## What is being asked:
Write out the material exactly, with the pictures left out.

## Listed records:
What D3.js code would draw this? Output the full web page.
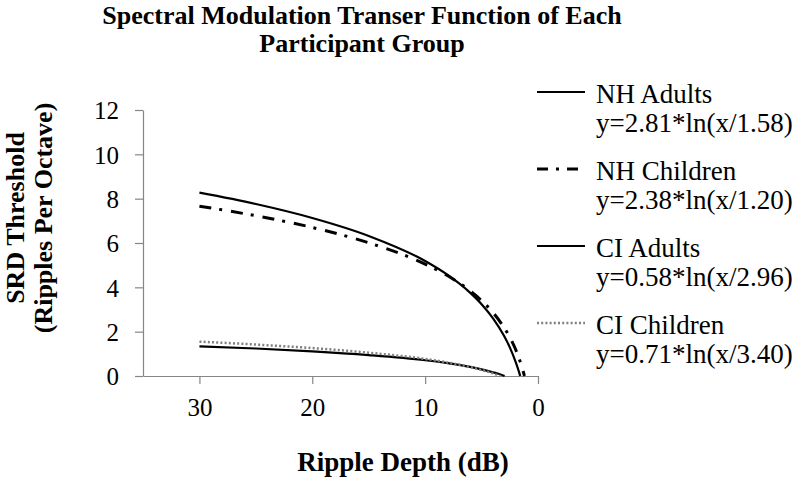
<!DOCTYPE html>
<html>
<head>
<meta charset="utf-8">
<script src="https://cdn.jsdelivr.net/npm/d3@7"></script>
<style>
  body { margin: 0; background: #fff; }
  svg text { font-family: "Liberation Serif", "Times New Roman", serif; }
</style>
</head>
<body>
<div id="chart"></div>
<script>
// values
const depths = {
    nhAdults:   [30, 25, 20, 15, 10, 8, 6, 5, 4, 3, 2.5, 2, 1.8, 1.7, 1.58],
    nhChildren: [30, 25, 20, 15, 10, 8, 6, 5, 4, 3, 2.5, 2, 1.6, 1.4, 1.3, 1.2],
    ciAdults:   [30, 25, 20, 15, 10, 8, 6, 5, 4, 3.5, 2.96],
    ciChildren: [30, 25, 20, 15, 10, 8, 6, 5, 4, 3.4]
};
const nhAdults   = [8.27, 7.76, 7.13, 6.32, 5.19, 4.56, 3.75, 3.24, 2.61, 1.80, 1.29, 0.66, 0.37, 0.21, 0];
const nhChildren = [7.66, 7.23, 6.70, 6.01, 5.05, 4.52, 3.83, 3.40, 2.87, 2.18, 1.75, 1.22, 0.68, 0.37, 0.19, 0];
const ciAdults   = [1.34, 1.24, 1.11, 0.94, 0.71, 0.58, 0.41, 0.30, 0.17, 0.10, 0];
const ciChildren = [1.55, 1.42, 1.26, 1.05, 0.77, 0.61, 0.40, 0.27, 0.12, 0];

const seriesNames = ["NH Adults", "NH Children", "CI Adults", "CI Children"];
const equations = ["y=2.81*ln(x/1.58)", "y=2.38*ln(x/1.20)", "y=0.58*ln(x/2.96)", "y=0.71*ln(x/3.40)"];
const xTicks = [30, 20, 10, 0];
const yTicks = [0, 2, 4, 6, 8, 10, 12];

const width = 800;
const height = 477;
const serif = "'Liberation Serif', 'Times New Roman', serif";

const series = [
    { name: seriesNames[0], eq: equations[0], x: depths.nhAdults, y: nhAdults,
      color: "#000", w: 2.2, dash: null },
    { name: seriesNames[1], eq: equations[1], x: depths.nhChildren, y: nhChildren,
      color: "#000", w: 3, dash: "12,8,3,9" },
    { name: seriesNames[2], eq: equations[2], x: depths.ciAdults, y: ciAdults,
      color: "#000", w: 2.2, dash: null },
    { name: seriesNames[3], eq: equations[3], x: depths.ciChildren, y: ciChildren,
      color: "#808080", w: 2.5, dash: "2,2.2" }
];

const svg = d3.select("#chart")
    .append("svg")
    .attr("width", width)
    .attr("height", height);

const xScale = d3.scaleLinear().domain([35, 0]).range([143, 538]);
const yScale = d3.scaleLinear().domain([0, 12]).range([376, 110]);

// axes
const axisColor = "#868686";

const xAxis = svg.append("g")
    .attr("transform", `translate(0, ${yScale(0)})`)
    .call(d3.axisBottom(xScale).tickValues(xTicks).tickSize(8).tickSizeOuter(0).tickPadding(14));

const yAxis = svg.append("g")
    .attr("transform", `translate(${xScale(35)}, 0)`)
    .call(d3.axisLeft(yScale).tickValues(yTicks).tickSize(8).tickSizeOuter(0).tickPadding(16));

[xAxis, yAxis].forEach(g => {
    g.attr("font-family", serif);
    g.select(".domain").attr("stroke", axisColor).attr("stroke-width", 1.2);
    g.selectAll(".tick line").attr("stroke", axisColor).attr("stroke-width", 1.2);
    g.selectAll(".tick text")
        .attr("fill", "#000")
        .style("font-size", "25px")
        .style("font-family", serif);
});
yAxis.selectAll(".tick text").attr("dy", "0.35em");

// curves
const line = d3.line()
    .x(d => xScale(d[0]))
    .y(d => yScale(d[1]))
    .curve(d3.curveMonotoneX);

series.forEach(s => {
    const pts = s.x.map((x, i) => [x, s.y[i]]);
    svg.append("path")
        .attr("d", line(pts))
        .attr("fill", "none")
        .attr("stroke", s.color)
        .attr("stroke-width", s.w)
        .attr("stroke-dasharray", s.dash);
});

// legend
const legend = svg.append("g");
series.forEach((s, i) => {
    const y0 = 92 + i * 77;
    legend.append("line")
        .attr("x1", 537).attr("x2", 585)
        .attr("y1", y0).attr("y2", y0)
        .attr("stroke", s.color)
        .attr("stroke-width", s.w)
        .attr("stroke-dasharray", s.dash ? (i === 1 ? "11,8,3,8" : s.dash) : null);
    legend.append("text")
        .attr("x", 596).attr("y", y0 + 11)
        .style("font-size", "27px")
        .text(s.name);
    legend.append("text")
        .attr("x", 596).attr("y", y0 + 40)
        .style("font-size", "27px")
        .text(s.eq);
});

// titles
const title = svg.append("text")
    .attr("text-anchor", "middle")
    .style("font-size", "26px")
    .style("font-weight", "bold");
title.append("tspan").attr("x", 362).attr("y", 24).text("Spectral Modulation Transer Function of Each");
title.append("tspan").attr("x", 362).attr("y", 52).text("Participant Group");

svg.append("text")
    .attr("x", 403)
    .attr("y", 471)
    .attr("text-anchor", "middle")
    .style("font-size", "27px")
    .style("font-weight", "bold")
    .text("Ripple Depth (dB)");

const yTitle = svg.append("text")
    .attr("transform", "rotate(-90)")
    .attr("text-anchor", "middle")
    .style("font-size", "26px")
    .style("font-weight", "bold");
yTitle.append("tspan").attr("x", -218).attr("y", 24).text("SRD Threshold");
yTitle.append("tspan").attr("x", -218).attr("y", 52).text("(Ripples Per Octave)");
</script>
</body>
</html>
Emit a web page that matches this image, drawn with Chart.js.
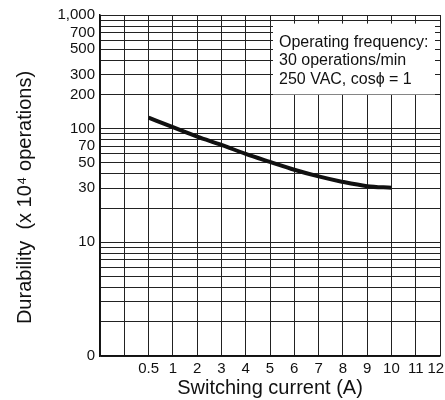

## Solution for this problem:
What D3.js code would draw this? Output the full web page.
<!DOCTYPE html>
<html>
<head>
<meta charset="utf-8">
<script src="https://cdn.jsdelivr.net/npm/d3@7"></script>
<style>
  body { margin: 0; background: #fff; }
  svg text { font-family: "Liberation Serif", "Times New Roman", serif; }
</style>
</head>
<body>
<div id="chart"></div>
<script>
// values
const depths = {
    nhAdults:   [30, 25, 20, 15, 10, 8, 6, 5, 4, 3, 2.5, 2, 1.8, 1.7, 1.58],
    nhChildren: [30, 25, 20, 15, 10, 8, 6, 5, 4, 3, 2.5, 2, 1.6, 1.4, 1.3, 1.2],
    ciAdults:   [30, 25, 20, 15, 10, 8, 6, 5, 4, 3.5, 2.96],
    ciChildren: [30, 25, 20, 15, 10, 8, 6, 5, 4, 3.4]
};
const nhAdults   = [8.27, 7.76, 7.13, 6.32, 5.19, 4.56, 3.75, 3.24, 2.61, 1.80, 1.29, 0.66, 0.37, 0.21, 0];
const nhChildren = [7.66, 7.23, 6.70, 6.01, 5.05, 4.52, 3.83, 3.40, 2.87, 2.18, 1.75, 1.22, 0.68, 0.37, 0.19, 0];
const ciAdults   = [1.34, 1.24, 1.11, 0.94, 0.71, 0.58, 0.41, 0.30, 0.17, 0.10, 0];
const ciChildren = [1.55, 1.42, 1.26, 1.05, 0.77, 0.61, 0.40, 0.27, 0.12, 0];

const seriesNames = ["NH Adults", "NH Children", "CI Adults", "CI Children"];
const equations = ["y=2.81*ln(x/1.58)", "y=2.38*ln(x/1.20)", "y=0.58*ln(x/2.96)", "y=0.71*ln(x/3.40)"];
const xTicks = [30, 20, 10, 0];
const yTicks = [0, 2, 4, 6, 8, 10, 12];

const width = 800;
const height = 477;
const serif = "'Liberation Serif', 'Times New Roman', serif";

const series = [
    { name: seriesNames[0], eq: equations[0], x: depths.nhAdults, y: nhAdults,
      color: "#000", w: 2.2, dash: null },
    { name: seriesNames[1], eq: equations[1], x: depths.nhChildren, y: nhChildren,
      color: "#000", w: 3, dash: "12,8,3,9" },
    { name: seriesNames[2], eq: equations[2], x: depths.ciAdults, y: ciAdults,
      color: "#000", w: 2.2, dash: null },
    { name: seriesNames[3], eq: equations[3], x: depths.ciChildren, y: ciChildren,
      color: "#808080", w: 2.5, dash: "2,2.2" }
];

const svg = d3.select("#chart")
    .append("svg")
    .attr("width", width)
    .attr("height", height);

const xScale = d3.scaleLinear().domain([35, 0]).range([143, 538]);
const yScale = d3.scaleLinear().domain([0, 12]).range([376, 110]);

// axes
const axisColor = "#868686";

const xAxis = svg.append("g")
    .attr("transform", `translate(0, ${yScale(0)})`)
    .call(d3.axisBottom(xScale).tickValues(xTicks).tickSize(8).tickSizeOuter(0).tickPadding(14));

const yAxis = svg.append("g")
    .attr("transform", `translate(${xScale(35)}, 0)`)
    .call(d3.axisLeft(yScale).tickValues(yTicks).tickSize(8).tickSizeOuter(0).tickPadding(16));

[xAxis, yAxis].forEach(g => {
    g.attr("font-family", serif);
    g.select(".domain").attr("stroke", axisColor).attr("stroke-width", 1.2);
    g.selectAll(".tick line").attr("stroke", axisColor).attr("stroke-width", 1.2);
    g.selectAll(".tick text")
        .attr("fill", "#000")
        .style("font-size", "25px")
        .style("font-family", serif);
});
yAxis.selectAll(".tick text").attr("dy", "0.35em");

// curves
const line = d3.line()
    .x(d => xScale(d[0]))
    .y(d => yScale(d[1]))
    .curve(d3.curveMonotoneX);

series.forEach(s => {
    const pts = s.x.map((x, i) => [x, s.y[i]]);
    svg.append("path")
        .attr("d", line(pts))
        .attr("fill", "none")
        .attr("stroke", s.color)
        .attr("stroke-width", s.w)
        .attr("stroke-dasharray", s.dash);
});

// legend
const legend = svg.append("g");
series.forEach((s, i) => {
    const y0 = 92 + i * 77;
    legend.append("line")
        .attr("x1", 537).attr("x2", 585)
        .attr("y1", y0).attr("y2", y0)
        .attr("stroke", s.color)
        .attr("stroke-width", s.w)
        .attr("stroke-dasharray", s.dash ? (i === 1 ? "11,8,3,8" : s.dash) : null);
    legend.append("text")
        .attr("x", 596).attr("y", y0 + 11)
        .style("font-size", "27px")
        .text(s.name);
    legend.append("text")
        .attr("x", 596).attr("y", y0 + 40)
        .style("font-size", "27px")
        .text(s.eq);
});

// titles
const title = svg.append("text")
    .attr("text-anchor", "middle")
    .style("font-size", "26px")
    .style("font-weight", "bold");
title.append("tspan").attr("x", 362).attr("y", 24).text("Spectral Modulation Transer Function of Each");
title.append("tspan").attr("x", 362).attr("y", 52).text("Participant Group");

svg.append("text")
    .attr("x", 403)
    .attr("y", 471)
    .attr("text-anchor", "middle")
    .style("font-size", "27px")
    .style("font-weight", "bold")
    .text("Ripple Depth (dB)");

const yTitle = svg.append("text")
    .attr("transform", "rotate(-90)")
    .attr("text-anchor", "middle")
    .style("font-size", "26px")
    .style("font-weight", "bold");
yTitle.append("tspan").attr("x", -218).attr("y", 24).text("SRD Threshold");
yTitle.append("tspan").attr("x", -218).attr("y", 52).text("(Ripples Per Octave)");
</script>
</body>
</html>
Emit a web page that matches this image, drawn with Chart.js.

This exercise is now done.